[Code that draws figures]
========================================================================

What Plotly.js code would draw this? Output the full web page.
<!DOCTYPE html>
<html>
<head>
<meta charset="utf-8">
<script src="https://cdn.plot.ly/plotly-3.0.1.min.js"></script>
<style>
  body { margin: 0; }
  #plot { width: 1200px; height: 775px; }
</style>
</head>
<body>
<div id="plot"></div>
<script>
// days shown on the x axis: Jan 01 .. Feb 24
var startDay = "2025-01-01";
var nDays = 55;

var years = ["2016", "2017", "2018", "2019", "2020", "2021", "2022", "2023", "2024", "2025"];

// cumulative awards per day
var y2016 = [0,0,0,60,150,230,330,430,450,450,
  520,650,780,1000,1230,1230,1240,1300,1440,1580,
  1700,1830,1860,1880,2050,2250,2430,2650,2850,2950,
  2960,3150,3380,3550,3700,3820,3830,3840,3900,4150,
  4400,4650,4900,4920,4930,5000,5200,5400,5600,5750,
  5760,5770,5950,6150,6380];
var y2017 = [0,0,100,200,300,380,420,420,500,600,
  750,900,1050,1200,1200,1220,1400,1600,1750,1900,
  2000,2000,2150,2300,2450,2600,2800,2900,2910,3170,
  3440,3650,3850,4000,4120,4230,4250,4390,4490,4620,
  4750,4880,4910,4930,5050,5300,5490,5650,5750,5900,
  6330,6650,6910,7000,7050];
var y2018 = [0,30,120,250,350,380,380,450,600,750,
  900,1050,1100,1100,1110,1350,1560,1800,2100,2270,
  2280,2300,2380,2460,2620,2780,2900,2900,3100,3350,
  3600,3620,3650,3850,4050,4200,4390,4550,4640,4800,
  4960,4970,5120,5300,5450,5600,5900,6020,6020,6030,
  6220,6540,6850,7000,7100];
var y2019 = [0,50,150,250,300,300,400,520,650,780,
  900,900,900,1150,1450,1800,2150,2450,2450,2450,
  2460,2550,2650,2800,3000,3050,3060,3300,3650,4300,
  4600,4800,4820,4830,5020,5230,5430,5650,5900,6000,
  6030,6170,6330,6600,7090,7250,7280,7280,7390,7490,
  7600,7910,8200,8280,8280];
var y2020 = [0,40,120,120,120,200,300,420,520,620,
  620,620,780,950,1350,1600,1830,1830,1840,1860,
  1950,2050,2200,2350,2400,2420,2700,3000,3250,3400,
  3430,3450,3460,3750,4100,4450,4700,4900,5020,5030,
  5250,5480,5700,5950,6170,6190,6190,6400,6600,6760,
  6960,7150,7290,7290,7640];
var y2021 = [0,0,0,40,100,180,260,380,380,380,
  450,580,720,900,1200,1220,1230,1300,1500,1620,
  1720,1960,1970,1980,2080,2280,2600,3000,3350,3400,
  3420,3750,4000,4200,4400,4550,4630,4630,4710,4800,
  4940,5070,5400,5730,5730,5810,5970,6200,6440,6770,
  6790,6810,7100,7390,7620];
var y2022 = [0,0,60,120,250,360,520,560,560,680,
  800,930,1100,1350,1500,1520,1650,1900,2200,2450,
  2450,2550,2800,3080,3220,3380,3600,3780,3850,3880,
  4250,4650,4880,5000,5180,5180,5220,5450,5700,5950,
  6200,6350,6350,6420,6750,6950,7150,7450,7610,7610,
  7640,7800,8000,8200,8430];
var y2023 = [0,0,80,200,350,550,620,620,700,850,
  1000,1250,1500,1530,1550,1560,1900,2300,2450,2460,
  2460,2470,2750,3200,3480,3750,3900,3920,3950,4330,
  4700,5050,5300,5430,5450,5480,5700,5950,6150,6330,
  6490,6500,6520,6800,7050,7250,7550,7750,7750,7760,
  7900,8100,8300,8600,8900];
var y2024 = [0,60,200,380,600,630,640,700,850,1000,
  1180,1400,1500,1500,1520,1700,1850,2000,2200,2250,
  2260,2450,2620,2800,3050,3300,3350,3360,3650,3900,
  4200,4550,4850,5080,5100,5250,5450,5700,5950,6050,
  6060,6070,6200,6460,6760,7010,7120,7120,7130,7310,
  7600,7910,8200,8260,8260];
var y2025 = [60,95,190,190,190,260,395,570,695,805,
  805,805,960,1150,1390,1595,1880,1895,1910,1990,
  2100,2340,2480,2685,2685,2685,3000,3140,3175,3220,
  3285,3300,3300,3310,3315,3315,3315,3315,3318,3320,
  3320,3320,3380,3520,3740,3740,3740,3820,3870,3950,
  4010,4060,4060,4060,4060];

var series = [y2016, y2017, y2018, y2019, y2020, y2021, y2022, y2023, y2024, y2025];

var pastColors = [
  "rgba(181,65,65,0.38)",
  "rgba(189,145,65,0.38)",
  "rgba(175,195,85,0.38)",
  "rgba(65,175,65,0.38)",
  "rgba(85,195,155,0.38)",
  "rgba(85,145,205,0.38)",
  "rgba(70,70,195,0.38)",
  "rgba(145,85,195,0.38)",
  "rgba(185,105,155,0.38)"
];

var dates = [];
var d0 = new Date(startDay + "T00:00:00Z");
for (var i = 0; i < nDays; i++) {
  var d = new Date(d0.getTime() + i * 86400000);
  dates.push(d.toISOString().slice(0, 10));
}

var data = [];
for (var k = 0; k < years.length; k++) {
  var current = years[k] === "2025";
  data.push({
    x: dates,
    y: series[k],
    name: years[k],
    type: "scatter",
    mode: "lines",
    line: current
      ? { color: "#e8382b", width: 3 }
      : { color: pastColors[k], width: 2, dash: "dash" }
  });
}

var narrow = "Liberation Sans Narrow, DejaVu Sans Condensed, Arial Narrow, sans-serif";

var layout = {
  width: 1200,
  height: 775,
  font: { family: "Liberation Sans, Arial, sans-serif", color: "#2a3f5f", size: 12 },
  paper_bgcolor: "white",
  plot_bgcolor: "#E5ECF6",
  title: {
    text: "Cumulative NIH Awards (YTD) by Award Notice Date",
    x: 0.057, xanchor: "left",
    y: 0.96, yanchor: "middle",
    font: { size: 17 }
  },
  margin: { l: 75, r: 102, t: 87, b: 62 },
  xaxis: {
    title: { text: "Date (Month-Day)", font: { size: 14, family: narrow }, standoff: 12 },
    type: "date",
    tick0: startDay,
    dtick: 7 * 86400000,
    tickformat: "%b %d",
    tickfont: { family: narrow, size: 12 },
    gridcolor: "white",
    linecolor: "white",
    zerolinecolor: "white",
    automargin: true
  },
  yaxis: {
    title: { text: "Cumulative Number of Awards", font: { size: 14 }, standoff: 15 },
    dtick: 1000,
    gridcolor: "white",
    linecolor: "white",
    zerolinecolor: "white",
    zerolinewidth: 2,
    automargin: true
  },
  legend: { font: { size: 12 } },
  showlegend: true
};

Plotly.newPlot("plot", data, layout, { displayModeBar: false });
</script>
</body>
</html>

========================================================================

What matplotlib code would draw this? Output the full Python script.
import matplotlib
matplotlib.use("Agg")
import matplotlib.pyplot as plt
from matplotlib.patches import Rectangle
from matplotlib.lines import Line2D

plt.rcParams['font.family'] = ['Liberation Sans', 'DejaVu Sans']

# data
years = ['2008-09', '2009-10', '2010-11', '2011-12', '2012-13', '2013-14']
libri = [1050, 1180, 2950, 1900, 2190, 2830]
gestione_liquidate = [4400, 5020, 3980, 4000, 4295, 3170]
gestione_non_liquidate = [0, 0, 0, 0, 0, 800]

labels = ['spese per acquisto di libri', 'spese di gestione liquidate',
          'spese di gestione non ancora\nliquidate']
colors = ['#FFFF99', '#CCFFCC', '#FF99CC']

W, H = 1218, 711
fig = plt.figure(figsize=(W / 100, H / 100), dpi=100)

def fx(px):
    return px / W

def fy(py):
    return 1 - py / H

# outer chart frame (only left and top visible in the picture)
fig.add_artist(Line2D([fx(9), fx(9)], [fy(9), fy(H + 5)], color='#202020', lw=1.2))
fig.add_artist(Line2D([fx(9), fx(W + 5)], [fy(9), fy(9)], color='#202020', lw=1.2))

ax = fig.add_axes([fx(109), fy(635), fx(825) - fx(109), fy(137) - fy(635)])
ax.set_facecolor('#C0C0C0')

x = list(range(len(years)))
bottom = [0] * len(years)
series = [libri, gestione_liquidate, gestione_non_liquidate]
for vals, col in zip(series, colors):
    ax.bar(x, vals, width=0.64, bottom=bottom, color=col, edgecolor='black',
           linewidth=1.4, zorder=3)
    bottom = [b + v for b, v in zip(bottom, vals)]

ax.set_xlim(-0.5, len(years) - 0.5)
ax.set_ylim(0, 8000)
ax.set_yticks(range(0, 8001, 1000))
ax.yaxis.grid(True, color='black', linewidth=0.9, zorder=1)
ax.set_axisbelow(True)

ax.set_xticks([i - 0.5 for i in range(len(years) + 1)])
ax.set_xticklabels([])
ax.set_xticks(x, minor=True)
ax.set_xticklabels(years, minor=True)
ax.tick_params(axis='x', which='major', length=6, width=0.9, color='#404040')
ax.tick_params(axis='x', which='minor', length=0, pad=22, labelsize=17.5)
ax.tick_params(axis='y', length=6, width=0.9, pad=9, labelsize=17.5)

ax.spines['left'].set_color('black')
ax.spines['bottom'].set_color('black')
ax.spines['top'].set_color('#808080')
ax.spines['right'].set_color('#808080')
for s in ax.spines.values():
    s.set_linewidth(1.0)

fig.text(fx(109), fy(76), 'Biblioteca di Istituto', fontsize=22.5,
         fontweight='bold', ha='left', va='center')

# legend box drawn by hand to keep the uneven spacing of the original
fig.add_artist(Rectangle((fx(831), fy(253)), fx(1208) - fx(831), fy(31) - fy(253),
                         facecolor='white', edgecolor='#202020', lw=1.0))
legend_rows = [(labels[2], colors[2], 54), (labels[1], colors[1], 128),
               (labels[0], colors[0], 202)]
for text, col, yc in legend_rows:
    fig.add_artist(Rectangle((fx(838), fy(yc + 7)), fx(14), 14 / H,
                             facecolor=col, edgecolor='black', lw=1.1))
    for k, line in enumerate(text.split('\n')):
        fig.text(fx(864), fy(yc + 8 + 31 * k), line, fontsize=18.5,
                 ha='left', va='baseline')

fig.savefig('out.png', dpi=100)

========================================================================

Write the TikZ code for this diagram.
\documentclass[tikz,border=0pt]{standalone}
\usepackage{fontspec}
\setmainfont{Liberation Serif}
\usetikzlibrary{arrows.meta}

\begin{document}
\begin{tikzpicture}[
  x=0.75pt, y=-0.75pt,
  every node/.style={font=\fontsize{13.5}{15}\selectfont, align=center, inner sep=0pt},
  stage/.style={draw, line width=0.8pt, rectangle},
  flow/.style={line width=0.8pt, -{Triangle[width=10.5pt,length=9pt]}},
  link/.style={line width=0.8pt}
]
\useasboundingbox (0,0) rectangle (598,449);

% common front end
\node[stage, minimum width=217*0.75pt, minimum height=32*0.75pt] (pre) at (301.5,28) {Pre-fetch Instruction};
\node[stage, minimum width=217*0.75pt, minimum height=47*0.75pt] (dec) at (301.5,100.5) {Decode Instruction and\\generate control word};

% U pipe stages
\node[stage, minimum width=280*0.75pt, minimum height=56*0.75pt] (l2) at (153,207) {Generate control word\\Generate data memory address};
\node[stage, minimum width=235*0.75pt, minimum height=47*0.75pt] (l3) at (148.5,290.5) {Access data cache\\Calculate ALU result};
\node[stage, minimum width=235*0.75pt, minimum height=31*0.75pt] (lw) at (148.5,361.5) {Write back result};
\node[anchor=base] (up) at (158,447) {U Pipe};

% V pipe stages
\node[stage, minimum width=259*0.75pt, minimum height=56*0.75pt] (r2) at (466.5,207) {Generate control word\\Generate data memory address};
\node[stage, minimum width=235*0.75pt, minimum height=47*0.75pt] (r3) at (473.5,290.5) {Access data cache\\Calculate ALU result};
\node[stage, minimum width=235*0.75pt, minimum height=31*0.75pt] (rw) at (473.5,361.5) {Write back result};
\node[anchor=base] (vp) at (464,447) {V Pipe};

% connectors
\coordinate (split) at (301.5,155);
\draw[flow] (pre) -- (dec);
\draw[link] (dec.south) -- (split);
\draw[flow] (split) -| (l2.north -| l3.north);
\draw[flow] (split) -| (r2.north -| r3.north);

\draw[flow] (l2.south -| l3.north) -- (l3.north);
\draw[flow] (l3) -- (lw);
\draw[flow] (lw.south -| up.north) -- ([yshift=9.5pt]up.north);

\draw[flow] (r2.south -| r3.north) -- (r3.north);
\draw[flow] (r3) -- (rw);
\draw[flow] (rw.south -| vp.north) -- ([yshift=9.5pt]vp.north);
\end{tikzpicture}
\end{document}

========================================================================

# SHORT EXERCISE
Exactly repeat the lines from the line with "What matplotlib code" to the line with "bottom = [b", including both, and output nothing else.

# EXERCISE SOLUTION
What matplotlib code would draw this? Output the full Python script.
import matplotlib
matplotlib.use("Agg")
import matplotlib.pyplot as plt
from matplotlib.patches import Rectangle
from matplotlib.lines import Line2D

plt.rcParams['font.family'] = ['Liberation Sans', 'DejaVu Sans']

# data
years = ['2008-09', '2009-10', '2010-11', '2011-12', '2012-13', '2013-14']
libri = [1050, 1180, 2950, 1900, 2190, 2830]
gestione_liquidate = [4400, 5020, 3980, 4000, 4295, 3170]
gestione_non_liquidate = [0, 0, 0, 0, 0, 800]

labels = ['spese per acquisto di libri', 'spese di gestione liquidate',
          'spese di gestione non ancora\nliquidate']
colors = ['#FFFF99', '#CCFFCC', '#FF99CC']

W, H = 1218, 711
fig = plt.figure(figsize=(W / 100, H / 100), dpi=100)

def fx(px):
    return px / W

def fy(py):
    return 1 - py / H

# outer chart frame (only left and top visible in the picture)
fig.add_artist(Line2D([fx(9), fx(9)], [fy(9), fy(H + 5)], color='#202020', lw=1.2))
fig.add_artist(Line2D([fx(9), fx(W + 5)], [fy(9), fy(9)], color='#202020', lw=1.2))

ax = fig.add_axes([fx(109), fy(635), fx(825) - fx(109), fy(137) - fy(635)])
ax.set_facecolor('#C0C0C0')

x = list(range(len(years)))
bottom = [0] * len(years)
series = [libri, gestione_liquidate, gestione_non_liquidate]
for vals, col in zip(series, colors):
    ax.bar(x, vals, width=0.64, bottom=bottom, color=col, edgecolor='black',
           linewidth=1.4, zorder=3)
    bottom = [b + v for b, v in zip(bottom, vals)]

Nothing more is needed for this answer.